Exercise aim
Only the lines from the start of the data below through the line that contains "from matplotlib.patches import Rectangle" are to be copied, exactly and without pictures.

===== Data block

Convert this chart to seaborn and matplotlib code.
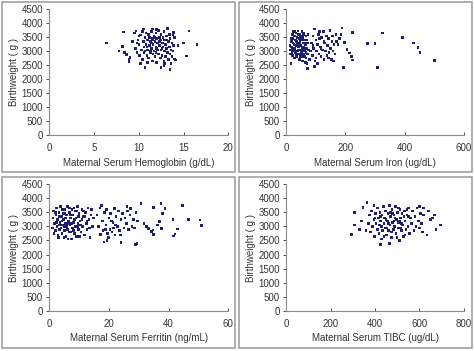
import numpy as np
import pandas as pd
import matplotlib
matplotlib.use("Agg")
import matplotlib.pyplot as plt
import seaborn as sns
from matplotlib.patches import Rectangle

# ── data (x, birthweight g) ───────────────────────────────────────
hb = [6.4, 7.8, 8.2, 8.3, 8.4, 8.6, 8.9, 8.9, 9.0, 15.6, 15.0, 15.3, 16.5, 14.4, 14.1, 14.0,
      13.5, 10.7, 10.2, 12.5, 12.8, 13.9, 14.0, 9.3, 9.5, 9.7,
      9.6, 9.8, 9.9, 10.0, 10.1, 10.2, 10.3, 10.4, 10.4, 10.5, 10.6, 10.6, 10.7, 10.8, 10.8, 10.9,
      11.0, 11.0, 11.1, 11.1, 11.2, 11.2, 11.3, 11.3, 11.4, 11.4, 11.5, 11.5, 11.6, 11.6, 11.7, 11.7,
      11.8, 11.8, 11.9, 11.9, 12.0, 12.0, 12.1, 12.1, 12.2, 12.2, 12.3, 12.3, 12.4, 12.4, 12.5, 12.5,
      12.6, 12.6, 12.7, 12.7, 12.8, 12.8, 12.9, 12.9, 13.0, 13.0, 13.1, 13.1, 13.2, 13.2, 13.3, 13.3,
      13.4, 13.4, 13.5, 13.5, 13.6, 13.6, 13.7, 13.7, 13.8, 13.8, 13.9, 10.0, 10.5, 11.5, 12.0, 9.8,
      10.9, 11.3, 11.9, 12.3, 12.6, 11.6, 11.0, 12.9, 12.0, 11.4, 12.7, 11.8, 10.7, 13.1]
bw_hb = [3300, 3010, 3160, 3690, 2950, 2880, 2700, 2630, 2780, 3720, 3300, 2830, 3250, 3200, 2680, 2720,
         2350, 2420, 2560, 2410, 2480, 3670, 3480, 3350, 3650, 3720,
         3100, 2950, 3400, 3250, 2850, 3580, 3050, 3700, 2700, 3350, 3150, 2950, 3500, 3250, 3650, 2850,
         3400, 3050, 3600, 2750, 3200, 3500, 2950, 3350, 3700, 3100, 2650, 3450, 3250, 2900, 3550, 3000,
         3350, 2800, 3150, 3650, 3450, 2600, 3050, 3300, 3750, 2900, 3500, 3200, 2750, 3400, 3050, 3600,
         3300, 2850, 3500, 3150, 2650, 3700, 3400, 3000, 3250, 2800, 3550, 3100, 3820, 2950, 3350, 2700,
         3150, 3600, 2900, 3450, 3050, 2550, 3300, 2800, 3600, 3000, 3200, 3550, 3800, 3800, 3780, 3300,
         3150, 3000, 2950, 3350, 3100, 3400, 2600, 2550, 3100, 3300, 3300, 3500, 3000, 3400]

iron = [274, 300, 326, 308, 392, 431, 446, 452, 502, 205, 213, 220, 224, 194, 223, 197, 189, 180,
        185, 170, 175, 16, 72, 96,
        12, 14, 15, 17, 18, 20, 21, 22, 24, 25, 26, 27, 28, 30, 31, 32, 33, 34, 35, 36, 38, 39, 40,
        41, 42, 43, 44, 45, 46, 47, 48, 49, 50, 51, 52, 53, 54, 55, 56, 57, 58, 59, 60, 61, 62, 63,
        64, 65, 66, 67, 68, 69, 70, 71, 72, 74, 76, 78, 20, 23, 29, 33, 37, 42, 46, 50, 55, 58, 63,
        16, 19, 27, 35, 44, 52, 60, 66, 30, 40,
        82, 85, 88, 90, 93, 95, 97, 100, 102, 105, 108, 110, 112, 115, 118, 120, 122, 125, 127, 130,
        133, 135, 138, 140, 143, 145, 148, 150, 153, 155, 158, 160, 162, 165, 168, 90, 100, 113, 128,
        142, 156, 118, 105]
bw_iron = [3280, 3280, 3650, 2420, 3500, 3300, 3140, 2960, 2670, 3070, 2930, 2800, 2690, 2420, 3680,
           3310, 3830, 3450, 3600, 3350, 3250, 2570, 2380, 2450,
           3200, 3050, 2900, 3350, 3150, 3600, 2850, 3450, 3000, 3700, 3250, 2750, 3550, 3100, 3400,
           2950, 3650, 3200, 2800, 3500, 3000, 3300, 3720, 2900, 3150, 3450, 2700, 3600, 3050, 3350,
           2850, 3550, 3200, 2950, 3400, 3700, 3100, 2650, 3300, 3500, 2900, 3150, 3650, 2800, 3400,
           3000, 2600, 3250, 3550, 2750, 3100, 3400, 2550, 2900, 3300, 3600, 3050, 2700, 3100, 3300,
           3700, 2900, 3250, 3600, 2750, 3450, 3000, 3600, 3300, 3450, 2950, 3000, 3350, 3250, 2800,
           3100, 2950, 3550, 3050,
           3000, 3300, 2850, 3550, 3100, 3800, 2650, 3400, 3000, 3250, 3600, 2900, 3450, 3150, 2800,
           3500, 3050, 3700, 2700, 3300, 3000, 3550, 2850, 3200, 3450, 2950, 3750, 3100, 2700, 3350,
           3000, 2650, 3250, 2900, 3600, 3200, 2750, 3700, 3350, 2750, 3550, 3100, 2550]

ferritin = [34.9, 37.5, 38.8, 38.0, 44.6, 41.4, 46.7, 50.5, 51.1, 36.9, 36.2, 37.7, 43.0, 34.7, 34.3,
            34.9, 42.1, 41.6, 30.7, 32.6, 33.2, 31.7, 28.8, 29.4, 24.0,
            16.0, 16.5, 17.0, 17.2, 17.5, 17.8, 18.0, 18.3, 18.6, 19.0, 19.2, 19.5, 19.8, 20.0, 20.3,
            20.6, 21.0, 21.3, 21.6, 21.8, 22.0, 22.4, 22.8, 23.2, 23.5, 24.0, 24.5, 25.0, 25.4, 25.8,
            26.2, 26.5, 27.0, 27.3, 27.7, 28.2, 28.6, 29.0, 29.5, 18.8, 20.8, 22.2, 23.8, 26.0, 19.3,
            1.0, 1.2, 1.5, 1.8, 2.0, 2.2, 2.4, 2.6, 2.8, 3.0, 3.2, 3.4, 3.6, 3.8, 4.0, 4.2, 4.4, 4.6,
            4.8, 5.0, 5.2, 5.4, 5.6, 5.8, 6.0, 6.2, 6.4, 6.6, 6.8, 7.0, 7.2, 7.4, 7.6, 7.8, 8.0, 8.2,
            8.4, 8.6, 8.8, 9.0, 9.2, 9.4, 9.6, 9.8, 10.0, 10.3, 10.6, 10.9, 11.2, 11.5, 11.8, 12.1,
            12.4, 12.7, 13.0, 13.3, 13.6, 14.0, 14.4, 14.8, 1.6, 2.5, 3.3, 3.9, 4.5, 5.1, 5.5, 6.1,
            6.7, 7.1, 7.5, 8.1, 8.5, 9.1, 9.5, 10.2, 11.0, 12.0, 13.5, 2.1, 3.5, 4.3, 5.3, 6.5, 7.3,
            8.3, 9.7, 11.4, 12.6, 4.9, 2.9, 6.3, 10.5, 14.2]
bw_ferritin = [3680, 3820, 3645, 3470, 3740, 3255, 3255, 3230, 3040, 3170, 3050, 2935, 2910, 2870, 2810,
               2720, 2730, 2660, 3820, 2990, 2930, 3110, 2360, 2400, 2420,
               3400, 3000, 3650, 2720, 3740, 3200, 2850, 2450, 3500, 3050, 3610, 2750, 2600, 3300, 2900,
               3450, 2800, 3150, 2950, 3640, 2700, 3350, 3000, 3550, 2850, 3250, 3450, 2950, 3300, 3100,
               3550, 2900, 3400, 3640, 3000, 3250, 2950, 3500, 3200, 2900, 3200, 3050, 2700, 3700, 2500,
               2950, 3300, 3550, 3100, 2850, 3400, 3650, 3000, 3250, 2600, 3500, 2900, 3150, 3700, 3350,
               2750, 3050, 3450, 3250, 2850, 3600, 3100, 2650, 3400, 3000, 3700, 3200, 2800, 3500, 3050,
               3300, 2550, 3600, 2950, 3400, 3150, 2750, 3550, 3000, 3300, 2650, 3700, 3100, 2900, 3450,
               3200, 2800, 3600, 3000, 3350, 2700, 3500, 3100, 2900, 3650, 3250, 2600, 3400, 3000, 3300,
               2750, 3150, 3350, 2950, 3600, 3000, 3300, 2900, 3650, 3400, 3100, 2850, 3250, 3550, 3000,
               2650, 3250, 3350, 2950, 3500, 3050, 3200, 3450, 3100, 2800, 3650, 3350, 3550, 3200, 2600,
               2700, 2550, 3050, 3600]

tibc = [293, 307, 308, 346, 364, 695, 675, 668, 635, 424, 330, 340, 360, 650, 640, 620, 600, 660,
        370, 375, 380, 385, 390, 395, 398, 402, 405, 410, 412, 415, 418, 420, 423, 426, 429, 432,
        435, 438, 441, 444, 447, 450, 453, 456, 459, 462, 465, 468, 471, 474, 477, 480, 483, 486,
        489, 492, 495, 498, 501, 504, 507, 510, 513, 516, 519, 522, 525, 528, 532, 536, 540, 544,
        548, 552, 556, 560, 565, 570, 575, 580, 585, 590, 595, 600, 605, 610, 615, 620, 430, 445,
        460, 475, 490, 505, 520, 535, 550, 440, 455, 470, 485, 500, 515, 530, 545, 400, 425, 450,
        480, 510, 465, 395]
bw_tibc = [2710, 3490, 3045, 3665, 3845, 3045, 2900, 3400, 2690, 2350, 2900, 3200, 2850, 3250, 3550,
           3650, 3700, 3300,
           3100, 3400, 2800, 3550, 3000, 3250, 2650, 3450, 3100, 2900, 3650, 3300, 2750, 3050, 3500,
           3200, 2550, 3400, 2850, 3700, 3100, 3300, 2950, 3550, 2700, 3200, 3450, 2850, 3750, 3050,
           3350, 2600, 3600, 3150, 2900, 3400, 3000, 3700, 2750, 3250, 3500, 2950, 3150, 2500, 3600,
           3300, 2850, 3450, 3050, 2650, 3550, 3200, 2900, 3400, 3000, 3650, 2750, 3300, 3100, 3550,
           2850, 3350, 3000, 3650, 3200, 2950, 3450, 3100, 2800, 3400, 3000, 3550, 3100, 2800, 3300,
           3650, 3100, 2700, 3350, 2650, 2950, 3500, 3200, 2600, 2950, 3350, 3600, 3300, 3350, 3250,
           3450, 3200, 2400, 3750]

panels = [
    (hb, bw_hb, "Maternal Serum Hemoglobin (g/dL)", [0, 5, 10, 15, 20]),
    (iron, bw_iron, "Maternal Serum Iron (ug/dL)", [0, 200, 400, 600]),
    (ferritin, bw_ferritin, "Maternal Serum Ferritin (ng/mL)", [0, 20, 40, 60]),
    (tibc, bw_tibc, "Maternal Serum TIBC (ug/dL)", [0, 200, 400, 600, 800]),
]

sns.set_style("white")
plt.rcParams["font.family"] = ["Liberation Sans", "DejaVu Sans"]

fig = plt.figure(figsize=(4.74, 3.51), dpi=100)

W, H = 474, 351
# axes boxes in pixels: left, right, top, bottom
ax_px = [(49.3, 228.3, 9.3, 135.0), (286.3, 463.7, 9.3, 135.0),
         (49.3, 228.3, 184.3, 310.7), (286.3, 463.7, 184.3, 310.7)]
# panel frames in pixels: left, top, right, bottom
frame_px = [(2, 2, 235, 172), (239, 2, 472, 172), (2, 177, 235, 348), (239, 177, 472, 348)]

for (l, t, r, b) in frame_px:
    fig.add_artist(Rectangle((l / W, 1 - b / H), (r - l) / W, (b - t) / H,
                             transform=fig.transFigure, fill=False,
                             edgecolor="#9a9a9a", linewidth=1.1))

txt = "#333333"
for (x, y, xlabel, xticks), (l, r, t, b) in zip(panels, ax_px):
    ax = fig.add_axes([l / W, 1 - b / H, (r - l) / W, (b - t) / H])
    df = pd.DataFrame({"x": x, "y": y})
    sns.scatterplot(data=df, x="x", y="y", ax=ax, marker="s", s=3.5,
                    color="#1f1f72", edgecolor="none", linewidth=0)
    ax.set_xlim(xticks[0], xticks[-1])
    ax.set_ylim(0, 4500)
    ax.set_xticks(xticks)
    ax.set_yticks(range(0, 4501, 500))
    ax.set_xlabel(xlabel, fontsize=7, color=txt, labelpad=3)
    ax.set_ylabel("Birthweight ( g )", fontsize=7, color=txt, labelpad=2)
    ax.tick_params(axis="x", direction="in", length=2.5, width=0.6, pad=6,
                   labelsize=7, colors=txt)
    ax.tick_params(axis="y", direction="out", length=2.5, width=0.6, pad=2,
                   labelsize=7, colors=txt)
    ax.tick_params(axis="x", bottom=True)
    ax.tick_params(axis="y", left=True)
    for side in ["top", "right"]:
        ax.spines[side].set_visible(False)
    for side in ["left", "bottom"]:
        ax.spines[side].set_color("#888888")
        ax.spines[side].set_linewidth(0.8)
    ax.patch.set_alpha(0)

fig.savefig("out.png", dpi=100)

==========

Completed exercise
Convert this chart to seaborn and matplotlib code.
import numpy as np
import pandas as pd
import matplotlib
matplotlib.use("Agg")
import matplotlib.pyplot as plt
import seaborn as sns
from matplotlib.patches import Rectangle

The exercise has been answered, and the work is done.